Amos Gilad
Amos Gilad Michelle Amzallag

Amos Gilad, the director of the Political-Military Affairs Bureau at Israel's Defense Ministry, on Wednesday ruled out the possibility that Hamas would start another war with Israel in the foreseeable future.

Speaking at a conference at Hebrew University which dealt with the economic aspects of the Israeli-Palestinian conflict, Gilad estimated that a war will not happen anytime soon.

“The summer will be hot only because of the high temperatures. Our deterrent is still very effective, and Hamas will not attack us because it fears for itself,” he said.

“I do want to warn, however, that the real threat from Hamas lies in its central ideology that agreements with Israel have no place. Contrary to the illusions, they never change their policies, they are faithful to their ways and they have patience, they are willing to wait. Hamas is not willing to adopt any principle which recognizes true coexistence and peace, and Israel's power stems from the deterrence,” continued Gilad.

He further noted that “Hamas is a hostile authority, but Israeli policy is clear: Until Hamas is removed from Gaza, there will not be prosperity. Gaza has talented people, Gaza could have been a gem, but as long as they are the enemy - this is the situation and it will get worse if they go into Judea and Samaria. Israel's policy is clear and that is to help the Palestinian population as much as possible.”

“The situation in Gaza is difficult,” said Gilad, “but Israel will assist with economic measures whose common denominator is anchored in a clear policy - to help as much as possible and not allow a collapse. I'm hoping that Hamas will not be there so that there is a future for the Palestinians. Under Hamas there cannot be.”

Speaking at the same conference, Hisham Abdel Razek, a former Palestinian Authority Minister of Prisoner Affairs, said that the Israeli government is not interested in resolving the conflict.

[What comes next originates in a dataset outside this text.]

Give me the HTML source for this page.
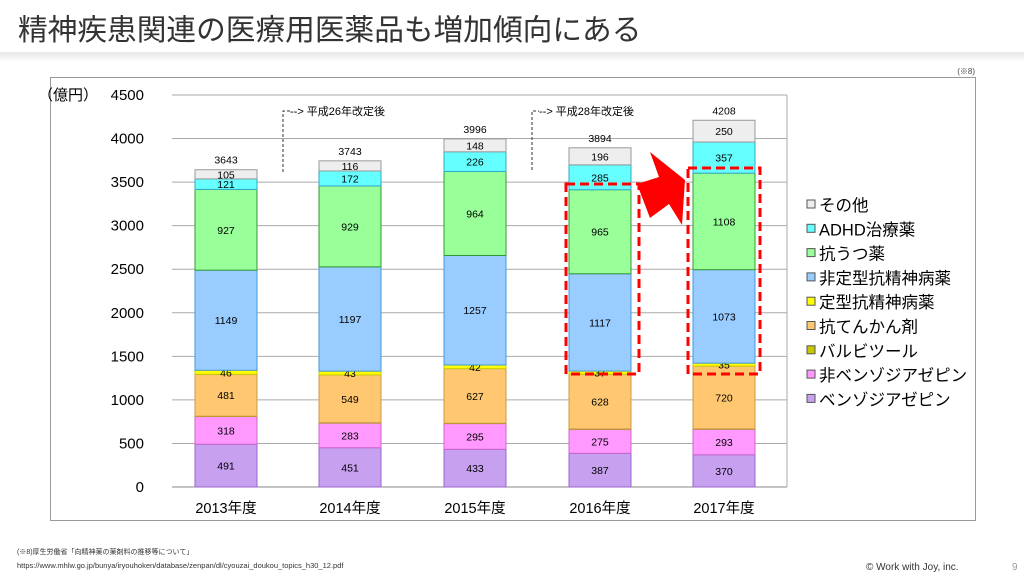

“It is clear that the present policy will not result in a solution; without cooperation between the two sides, despite the challenges, there will not be a solution. The present policy is a policy of despair that brings only bad things and which can only continue the conflict. The negotiations which began in 1993 and finished with Oslo were destroyed because of errors on both sides, but we must follow a path that aims to give hope to both peoples,” he said.